The hard part is that I hadn’t realized that being middle-aged meant everything was beginning to turn upside down. Nothing seemed to gel quite the way I envisaged it would when I used to dream destinies for my little baby with the big blue eyes whose perfect pout was once tugging eagerly at my breast.

I should have known even then that with each gulp he took, the more determined he became to fulfill his own ambitions which would, by evolutionary necessity, be opposed to mine.

I had become a generation removed from a whole focus of thought and action – without ever noticing the slippery consequences of time.  The generation gap is like a slide; and I didn’t notice the scenery until I fell off at the bottom.

“Next,” the dentist called out from behind his space-age mask.

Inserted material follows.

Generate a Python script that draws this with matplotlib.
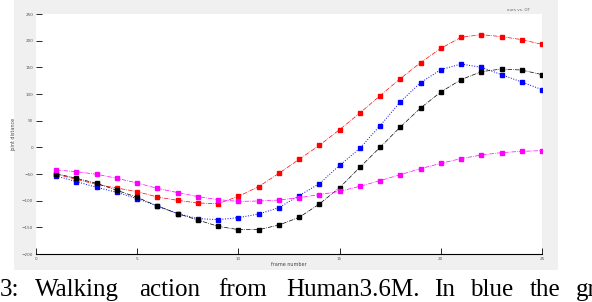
import numpy as np
import matplotlib
matplotlib.use('Agg')
import matplotlib.pyplot as plt
from matplotlib.patches import Rectangle

frames = np.arange(1, 26)

red = [-50.6, -60.0, -69.4, -76.3, -83.1, -93.2, -99.4, -104.4, -105.6, -91.9,
       -73.7, -48.8, -22.5, 3.8, 33.2, 64.3, 96.9, 128.8, 158.8, 185.6,
       206.3, 211.3, 207.6, 201.9, 193.1]
blue = [-53.8, -64.3, -75.0, -84.4, -96.2, -110.1, -124.3, -133.7, -135.6, -131.8,
        -125.1, -113.1, -90.6, -68.1, -33.8, -1.9, 40.7, 85.3, 121.3, 145.7,
        156.2, 150.0, 136.3, 122.4, 108.2]
black = [-49.3, -58.1, -67.5, -80.6, -93.8, -110.1, -124.3, -136.3, -148.1, -154.3,
         -154.3, -145.7, -131.3, -106.3, -75.6, -37.5, 0.0, 38.1, 73.7, 103.7,
         126.9, 141.9, 146.8, 144.9, 136.3]
magenta = [-42.6, -45.6, -50.6, -58.1, -66.9, -76.9, -84.9, -92.4, -98.1, -101.3,
           -100.7, -98.8, -94.3, -88.7, -82.5, -73.1, -62.4, -51.2, -39.9, -30.0,
           -21.2, -14.4, -9.9, -7.5, -6.2]

xticks = [0, 5, 10, 15, 20, 25]
yticks = [-200, -150, -100, -50, 0, 50, 100, 150, 200, 250]

caption_words = ['3:', 'Walking', 'action', 'from', 'Human3.6M.', 'In', 'blue', 'the', 'gro']
caption_x = [0, 35, 139, 218, 286, 434, 470, 530, 576]

W, H = 592, 302
fig = plt.figure(figsize=(W / 100, H / 100), dpi=100)
fig.patch.set_facecolor('white')

# grey matlab-style figure background
fig.patches.append(Rectangle((14 / W, 1 - 270 / H), 544 / W, 270 / H,
                             transform=fig.transFigure, facecolor='#f0f0f0',
                             edgecolor='none', zorder=-5))

ax = fig.add_axes([36 / W, 1 - 254 / H, 506 / W, 240 / H])
ax.set_zorder(2)
ax.set_facecolor('white')

style = dict(linestyle='-.', linewidth=0.5, marker='s', markersize=2.2)
ax.plot(frames, red, color='red', **style)
ax.plot(frames, blue, color='blue', linestyle=':', linewidth=0.7,
        marker='s', markersize=2.2)
ax.plot(frames, black, color='black', **style)
ax.plot(frames, magenta, color='magenta', **style)

ax.set_xlim(0, 25)
ax.set_ylim(-200, 250)
ax.set_xticks(xticks)
ax.set_yticks(yticks)
ax.tick_params(direction='in', length=4, width=0.6, labelsize=3,
               labelcolor='#555555', pad=2)
for s in ['top', 'right', 'left']:
    ax.spines[s].set_visible(False)
ax.spines['bottom'].set_linewidth(0.8)

ax.set_xlabel('frame number', fontsize=3.5, color='#444444', labelpad=1)
ax.set_ylabel('joint distance', fontsize=3.5, color='#444444', labelpad=4)
fig.text(530 / W, 1 - 11 / H, 'ours vs. GT', fontsize=3, color='#666666',
         ha='right', va='baseline', zorder=3)

for word, x in zip(caption_words, caption_x):
    fig.text(x / W, 1 - 296 / H, word, fontsize=18, family='Liberation Serif',
             ha='left', va='baseline')

fig.savefig('out.png', dpi=100)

Oh heavens. Please don’t let my teeth be old and worn and shabby I thought desperately, while reluctantly anticipating new, black and silver – of the amalgam variety.

 What have your kids said or done that has reminded you that the generation gap is alive and well?

Footnote: My son has since grown up into a sociable young man, and I love him to bits. He’s still a technocrat, and he still likes black, silver and shiny new stuff.